Councils throughout New Zealand are deciding that their areas are having a ‘‘climate emergency’’.

These words do not sit properly together. We know what an emergency is from a local government perspective. It involves civil defence, sand bags, communications about evacuations etc.

The councils who have voted for a climate emergency now have no idea what to do, apart from allocating money for it.

Nelson city has voted to employ a climate champion. Since when would the response to an emergency be a champion? Is this some new superhero, able to stop the tides in their tracks and cool the planet in a single large investment?

We really need to have discussion about how to tackle our health issues, which are reaching crisis proportions, for those who expect us to be a modern country with good, if not excellent, healthcare. We have serious issues about housing to confront. And we need coherent and effective climate change responses.

None of this will happen while we cannot use proper words and have proper conversations about the issues.

If we are banning some sorts of speech, we should start by banning politicians from using words intended to hide rather than elucidate.

Surely they should sell their ideas and plans to us, but truth in advertising should be paramount in telling us what they are up to.

One of the international wellness index measures relates to civic and democratic participation.
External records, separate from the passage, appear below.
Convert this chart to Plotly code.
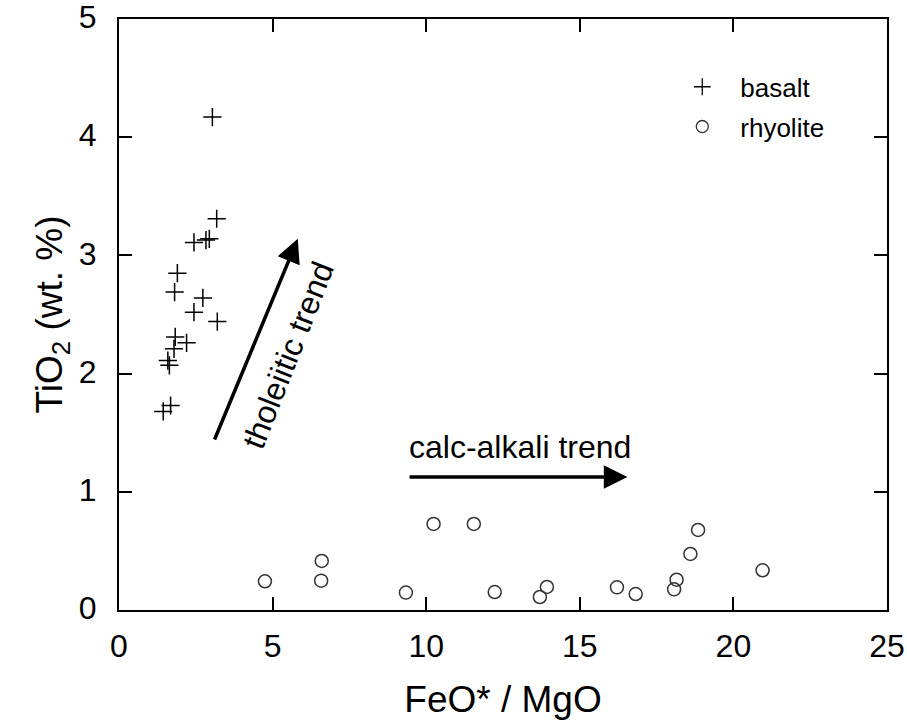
import plotly.graph_objects as go

# Basalt data (FeO*/MgO, TiO2 wt.%)
basalt_x = [3.04, 3.18, 2.44, 2.83, 2.94, 1.90, 1.81, 2.73, 2.44, 3.20, 1.83, 2.20, 1.79, 1.59, 1.64, 1.68, 1.44]
basalt_y = [4.17, 3.31, 3.11, 3.13, 3.14, 2.85, 2.69, 2.64, 2.52, 2.44, 2.31, 2.26, 2.21, 2.11, 2.07, 1.73, 1.68]

# Rhyolite data
rhyolite_x = [4.75, 6.60, 6.58, 9.34, 10.24, 11.55, 12.23, 13.70, 13.93, 16.21, 16.82, 18.07, 18.15, 18.60, 18.85, 20.95]
rhyolite_y = [0.243, 0.415, 0.248, 0.147, 0.728, 0.728, 0.152, 0.110, 0.195, 0.192, 0.135, 0.175, 0.256, 0.474, 0.677, 0.336]

x_ticks = [0, 5, 10, 15, 20, 25]
y_ticks = [0, 1, 2, 3, 4, 5]

# Trend arrows (tail -> tip) and labels
thol_tail = (3.09, 1.43)
thol_tip = (5.82, 3.14)
calc_tail = (9.41, 1.125)
calc_tip = (16.55, 1.125)

FONT = "Arial, Liberation Sans, Helvetica, sans-serif"

fig = go.Figure()
fig.add_trace(go.Scatter(x=basalt_x, y=basalt_y, mode="markers", showlegend=False,
                         marker=dict(symbol="cross-thin", size=13, line=dict(width=1.5, color="black"))))
fig.add_trace(go.Scatter(x=rhyolite_x, y=rhyolite_y, mode="markers", showlegend=False,
                         marker=dict(symbol="circle-open", size=13, color="#333333", line=dict(width=1.5, color="#333333"))))
# legend-only entries
fig.add_trace(go.Scatter(x=[None], y=[None], mode="markers", name="basalt", legendgroup="b",
                         marker=dict(symbol="cross-thin", size=12, line=dict(width=1.3, color="black"))))
fig.add_trace(go.Scatter(x=[None], y=[None], mode="markers", name="rhyolite", legendgroup="r",
                         marker=dict(symbol="circle-open", size=12, color="#333333", line=dict(width=1.3, color="#333333"))))

for tail, tip in [(thol_tail, thol_tip), (calc_tail, calc_tip)]:
    fig.add_annotation(x=tip[0], y=tip[1], ax=tail[0], ay=tail[1], xref="x", yref="y", axref="x", ayref="y",
                       text="", showarrow=True, arrowhead=2, arrowsize=1.35, arrowwidth=3.5, arrowcolor="black")

fig.add_annotation(x=5.50, y=2.16, xref="x", yref="y", text="tholeiitic trend", showarrow=False,
                   textangle=-68.5, font=dict(size=32, color="black", family=FONT))
fig.add_annotation(x=9.38, y=1.38, xref="x", yref="y", text="calc-alkali trend", showarrow=False,
                   xanchor="left", yanchor="middle", font=dict(size=32, color="black", family=FONT))

axis_common = dict(showline=True, linecolor="black", linewidth=2, mirror="allticks", ticks="inside",
                   ticklen=13, tickwidth=1.5, tickcolor="black", showgrid=False, zeroline=False,
                   automargin=False, ticklabeloverflow="allow",
                   tickfont=dict(size=32, color="black", family=FONT))

fig.update_xaxes(range=[0, 25], tickvals=x_ticks, ticktext=[str(v) for v in x_ticks],
                 title=dict(text="FeO* / MgO", font=dict(size=37, color="black", family=FONT), standoff=23),
                 ticklabelstandoff=7, **axis_common)
fig.update_yaxes(range=[0, 5], tickvals=y_ticks, ticktext=[str(v) for v in y_ticks],
                 title=dict(text="TiO<sub>2</sub> (wt. %)", font=dict(size=37, color="black", family=FONT), standoff=5),
                 ticklabelstandoff=14, ticklabelshift=-2, **axis_common)

fig.update_layout(width=907, height=723, margin=dict(l=119, r=20, t=19, b=113),
                  plot_bgcolor="white", paper_bgcolor="white",
                  font=dict(family=FONT, color="black"),
                  legend=dict(x=0.71, y=0.925, xanchor="left", yanchor="top", bgcolor="rgba(0,0,0,0)",
                              tracegroupgap=3,
                              font=dict(size=26, color="black", family=FONT), itemwidth=66))

# remove the default page margin so the figure fills the window exactly
fig.write_html("out.html", config={"displayModeBar": False},
               post_script="document.body.style.margin='0';document.body.style.overflow='hidden';")
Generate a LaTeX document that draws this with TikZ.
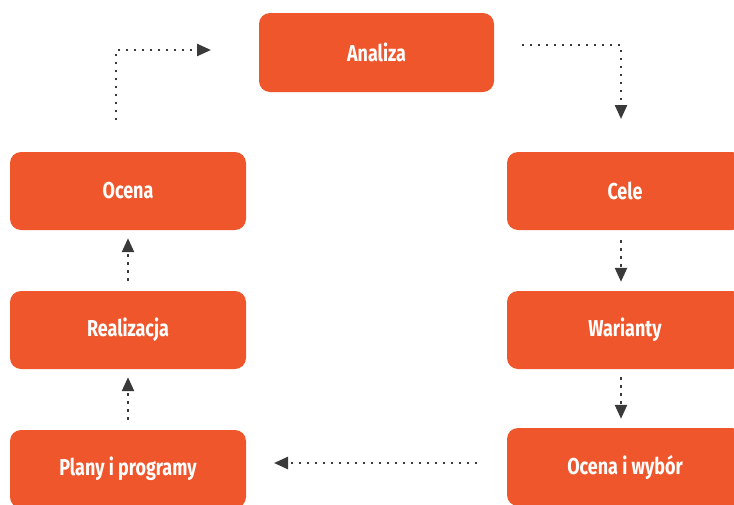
\documentclass[tikz,border=0pt]{standalone}
\usepackage{fontspec}
\setmainfont{Fira Sans}[FakeStretch=0.78]
\usetikzlibrary{arrows.meta}
\definecolor{boxred}{HTML}{F0562B}
\definecolor{conncol}{HTML}{3A3A3A}
\tikzset{
  stepbox/.style={draw=none, fill=boxred, rounded corners=11pt, minimum width=236pt, minimum height=78pt,
    text=white, font=\fontsize{23}{26}\selectfont\bfseries, inner sep=0pt},
  conn/.style={draw=conncol, line width=2.4pt, dash pattern=on 2.4pt off 5.6pt,
    -{Triangle[length=14pt,width=12pt]}},
}
\begin{document}
\begin{tikzpicture}[x=1pt,y=-1pt]
\clip (0,0) rectangle (734,504);
\fill[white] (0,0) rectangle (734,504);
\node[stepbox, minimum width=235pt, minimum height=79pt] (analiza) at (376.5,52.5) {Analiza};
\node[stepbox] (ocena) at (128,191) {Ocena};
\node[stepbox] (realizacja) at (128,330) {Realizacja};
\node[stepbox] (plany) at (128,469) {Plany i programy};
\node[stepbox] (cele) at (625,191) {Cele};
\node[stepbox] (warianty) at (625,330) {Warianty};
\node[stepbox] (wybor) at (625,467) {Ocena i wybór};
% top-left loop
\coordinate (tlA) at (116,120);
\coordinate (tlB) at (116,50);
\coordinate (tlC) at (211,50);
\draw[conn] (tlA) -- (tlB) -- (tlC);
% top-right
\coordinate (trA) at (522,45);
\coordinate (trB) at (621,45);
\coordinate (trC) at (621,119);
\draw[conn] (trA) -- (trB) -- (trC);
% right column
\draw[conn, shorten <=10pt, shorten >=9pt] (cele.south -| trB) -- (warianty.north -| trB);
\draw[conn, shorten <=8pt, shorten >=9pt] (warianty.south -| trB) -- (wybor.north -| trB);
% bottom
\coordinate (bA) at (477,463);
\coordinate (bB) at (274,463);
\draw[conn] (bA) -- (bB);
% left column
\draw[conn, shorten <=10pt, shorten >=8pt] (plany.north) -- (realizacja.south);
\draw[conn, shorten <=10pt, shorten >=8pt] (realizacja.north) -- (ocena.south);
\end{tikzpicture}
\end{document}
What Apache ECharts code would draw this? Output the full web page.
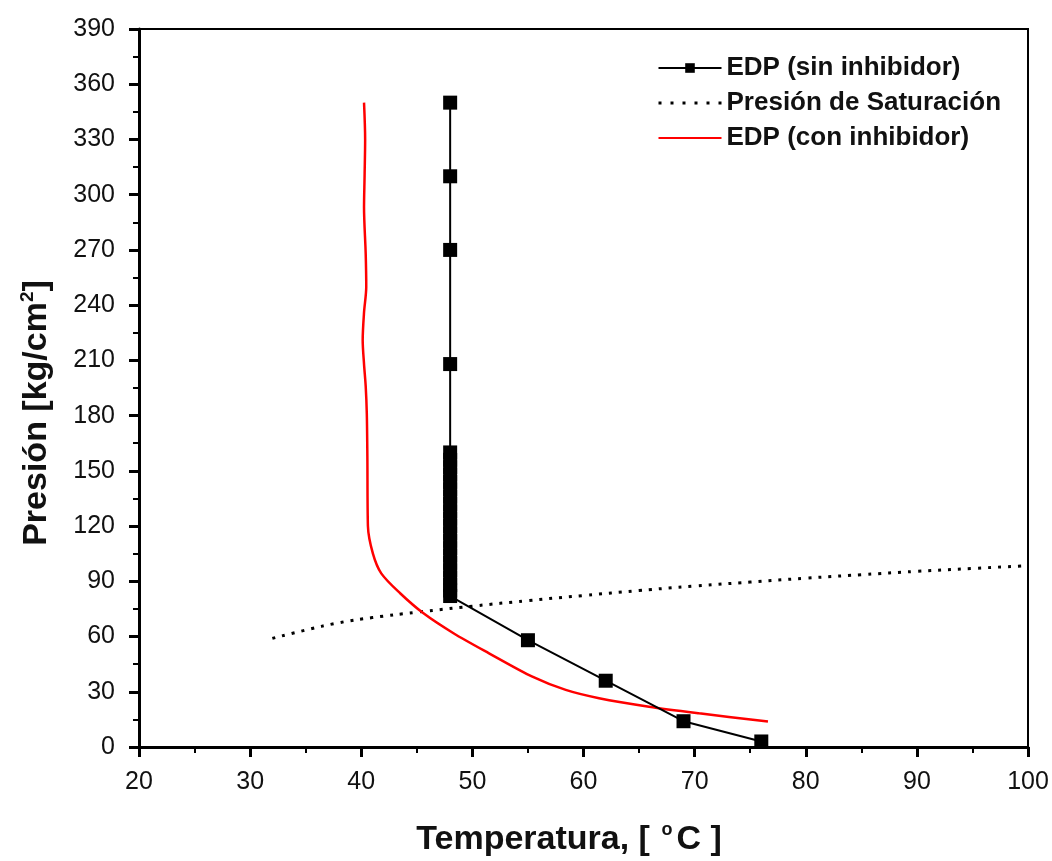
<!DOCTYPE html>
<html>
<head>
<meta charset="utf-8">
<script src="https://cdn.jsdelivr.net/npm/echarts@6/dist/echarts.min.js"></script>
<style>html,body{margin:0;padding:0;background:#fff}#c{width:1052px;height:861px}</style>
</head>
<body>
<div id="c"></div>
<script>
// EDP (sin inhibidor): [Temperatura °C, Presión kg/cm2]
const edpSin = [
  [48, 350], [48, 310], [48, 270], [48, 208],
  [48, 160], [48, 156], [48, 152], [48, 148], [48, 144], [48, 140], [48, 136],
  [48, 132], [48, 128], [48, 124], [48, 120], [48, 116], [48, 112], [48, 108],
  [48, 104], [48, 100], [48, 96], [48, 92], [48, 88], [48, 85], [48, 82],
  [55, 58], [62, 36], [69, 14], [76, 3]
];
// Presión de Saturación
const presionSat = [
  [32, 59], [35, 63.5], [38, 67.5], [41, 70.3], [45, 73.2], [50, 76.5], [55, 79.5],
  [60, 82.3], [65, 85], [70, 87.4], [75, 89.6], [80, 91.7], [85, 93.6], [90, 95.4],
  [95, 97], [100, 98.5]
];
// EDP (con inhibidor)
const edpCon = [
  [40.25, 350], [40.35, 330], [40.3, 310], [40.25, 293], [40.4, 268], [40.45, 250],
  [40.25, 236], [40.13, 221], [40.25, 208], [40.4, 196], [40.5, 181], [40.55, 158],
  [40.6, 120], [41.05, 105], [41.8, 94.3], [43.5, 83.5], [45.6, 72.6], [48.3, 61.8],
  [51.5, 50.9], [55.4, 38.2], [58.4, 31], [61.4, 26.5], [65.9, 21.9], [70.4, 18.3],
  [76.6, 13.8]
];
const seriesNames = ['EDP (sin inhibidor)', 'Presión de Saturación', 'EDP (con inhibidor)'];

const FONT = 'Arial, "Liberation Sans", sans-serif';
const chart = echarts.init(document.getElementById('c'), null, {renderer: 'canvas'});
chart.setOption({
  animation: false,
  backgroundColor: '#fff',
  grid: {left: 139, right: 24, top: 29, bottom: 114, show: true, borderColor: '#000', borderWidth: 2, backgroundColor: 'transparent'},
  legend: {
    orient: 'vertical', left: 652, top: 50, itemWidth: 63, itemHeight: 12, itemGap: 9,
    textStyle: {fontFamily: FONT, fontSize: 26, fontWeight: 'bold', color: '#111'},
    data: [
      {name: seriesNames[0]},
      {name: seriesNames[1], itemStyle: {color: 'rgba(0,0,0,0)', borderWidth: 0}, lineStyle: {type: [3, 9], width: 3}},
      {name: seriesNames[2], itemStyle: {color: 'rgba(0,0,0,0)', borderWidth: 0}}
    ]
  },
  xAxis: {
    type: 'value', min: 20, max: 100, interval: 10,
    axisLine: {show: true, onZero: false, lineStyle: {color: '#000', width: 3}},
    axisTick: {show: true, inside: false, length: 10, lineStyle: {width: 3, color: '#000'}},
    minorTick: {show: true, splitNumber: 2, length: 6, lineStyle: {width: 2, color: '#000'}},
    splitLine: {show: false},
    axisLabel: {fontFamily: FONT, fontSize: 25, color: '#111', margin: 23}
  },
  yAxis: {
    type: 'value', min: 0, max: 390, interval: 30,
    axisLine: {show: true, onZero: false, lineStyle: {color: '#000', width: 3}},
    axisTick: {show: true, inside: false, length: 10, lineStyle: {width: 3, color: '#000'}},
    minorTick: {show: true, splitNumber: 2, length: 6, lineStyle: {width: 2, color: '#000'}},
    splitLine: {show: false},
    axisLabel: {fontFamily: FONT, fontSize: 25, color: '#111', margin: 24}
  },
  series: [
    {
      name: seriesNames[0], type: 'line', data: edpSin,
      symbol: 'rect', symbolSize: 14, showAllSymbol: true,
      itemStyle: {color: '#000', borderWidth: 0},
      lineStyle: {color: '#000', width: 2}, z: 3
    },
    {
      name: seriesNames[1], type: 'line', data: presionSat, smooth: true,
      symbol: 'none', itemStyle: {color: '#000'},
      lineStyle: {color: '#000', width: 3, type: [3, 7]}, z: 2
    },
    {
      name: seriesNames[2], type: 'line', data: edpCon, smooth: 0.3,
      symbol: 'none', itemStyle: {color: '#ff0000'},
      lineStyle: {color: '#ff0000', width: 2.5}, z: 2
    }
  ],
  graphic: [
    {
      type: 'text', x: 569, y: 840,
      style: {
        text: '{a|Temperatura, [ }{s|o}{a|C ]}',
        align: 'center', verticalAlign: 'middle',
        rich: {
          a: {fontFamily: FONT, fontSize: 34, fontWeight: 'bold', fill: '#111'},
          s: {fontFamily: FONT, fontSize: 18, fontWeight: 'bold', fill: '#111', padding: [0, 4, 19, 2]}
        }
      }
    },
    {
      type: 'text', x: 37, y: 413, rotation: Math.PI / 2,
      style: {
        text: '{a|Presión [kg/cm}{s|2}{a|]}',
        align: 'center', verticalAlign: 'middle',
        rich: {
          a: {fontFamily: FONT, fontSize: 34, fontWeight: 'bold', fill: '#111'},
          s: {fontFamily: FONT, fontSize: 19, fontWeight: 'bold', fill: '#111', padding: [0, 0, 19, 0]}
        }
      }
    }
  ]
});
</script>
</body>
</html>
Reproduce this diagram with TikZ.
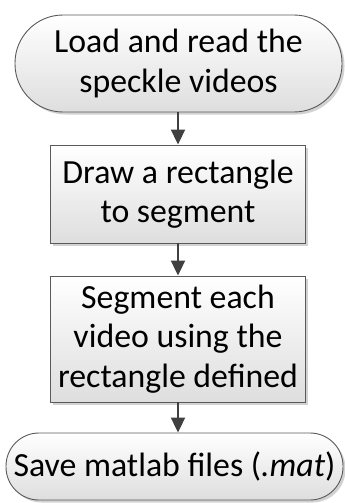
\documentclass[tikz,border=0pt]{standalone}
\usepackage{fontspec}
\setmainfont{Carlito}
\usetikzlibrary{arrows.meta,shadows}

\definecolor{edgegray}{HTML}{5A5A5A}
\definecolor{linkgray}{HTML}{404040}
\definecolor{fillbottom}{HTML}{DEDEDE}

\tikzset{
  base/.style={draw=edgegray, line width=0.9pt,
    top color=white, bottom color=fillbottom,
    drop shadow={shadow xshift=2.5pt, shadow yshift=-2.5pt, fill=black!25, opacity=0.7},
    align=center, inner sep=0pt, text=black,
    font=\fontsize{33.8}{39.5}\selectfont},
  terminal/.style={base, rounded corners=#1},
  process/.style={base},
  link/.style={draw=linkgray, line width=2pt,
    -{Triangle[width=14pt,length=15pt]}}
}

\begin{document}
\begin{tikzpicture}[x=1pt,y=-1pt]
\useasboundingbox (0,0) rectangle (345,503);

\node[terminal=48pt, minimum width=327pt, minimum height=97pt] (load)
  at (178.5,63.5) {Load and read the\\speckle videos};
\node[process, minimum width=255pt, minimum height=98pt] (draw)
  at (178,194) {Draw a rectangle\\to segment};
\node[process, minimum width=255pt, minimum height=126pt] (seg)
  at (178,339) {Segment each\\video using the\\rectangle defined};
\node[terminal=33pt, minimum width=337pt, minimum height=67pt] (save)
  at (174.5,466.5) {Save matlab files (\textit{.mat})};

\draw[link] (load.south -| draw.north) -- (draw.north);
\draw[link] (draw.south) -- (seg.north);
\draw[link] (seg.south) -- (seg.south |- save.north);
\end{tikzpicture}
\end{document}
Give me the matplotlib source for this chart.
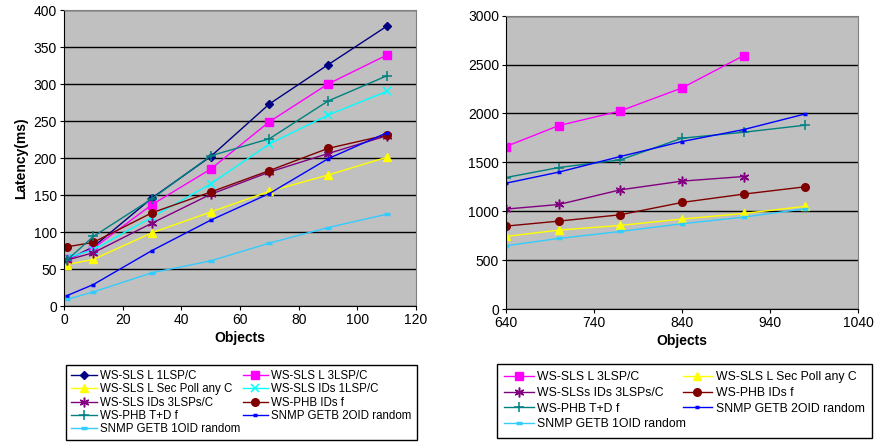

A high rating requires an active electorate who trust their politicians and what they hear from the media.

We could be a world leader in having government and local government who actually use words to communicate clearly and accurately about what they are doing with our money, and prepared to hear arguments for and against their proposals.

That really would be a game-changer.

Now would be good, so we can practise our newly enabled democratic ideas on our candidates for local body elections coming up. — hcalvert@xtra.co.nz

Hilary Calvert is a former lawyer, politician and city councillor.

Comments

Well, yes, those are good examples. 'Plain' English is utilitarian. It does not convey nuance, so tough if Plain misses the meaning through omission of the sub clause.

Spin is easily deconstructed in NZ, due to a high level of suspicious and educated persons, across all classes.

The OECD has praised the 'wellbeing' concept.
Less monolithic than GDP Budgets, it is policy that contributes to actual need. No more 'trickle down'.

Like any economic model, Wellbeing is guaranteed due diligence. It has to deliver.

There's a video clip which condenses Stan Lee's approach to communication. He created the Marvel universe because he liked the characters, he enjoyed the stories, and couldn't wait to find out what happened next. He wrote for himself. And it happened that a lot of other people liked what he liked. That is the fresh approach we need in politics. A leader who speaks their mind. Risks exposing their flaws. Speaks truth. Tailored chameleon politicians are very unappealing. The internet reveals their fakeness very quickly. We can handle flaws, but not fakeness.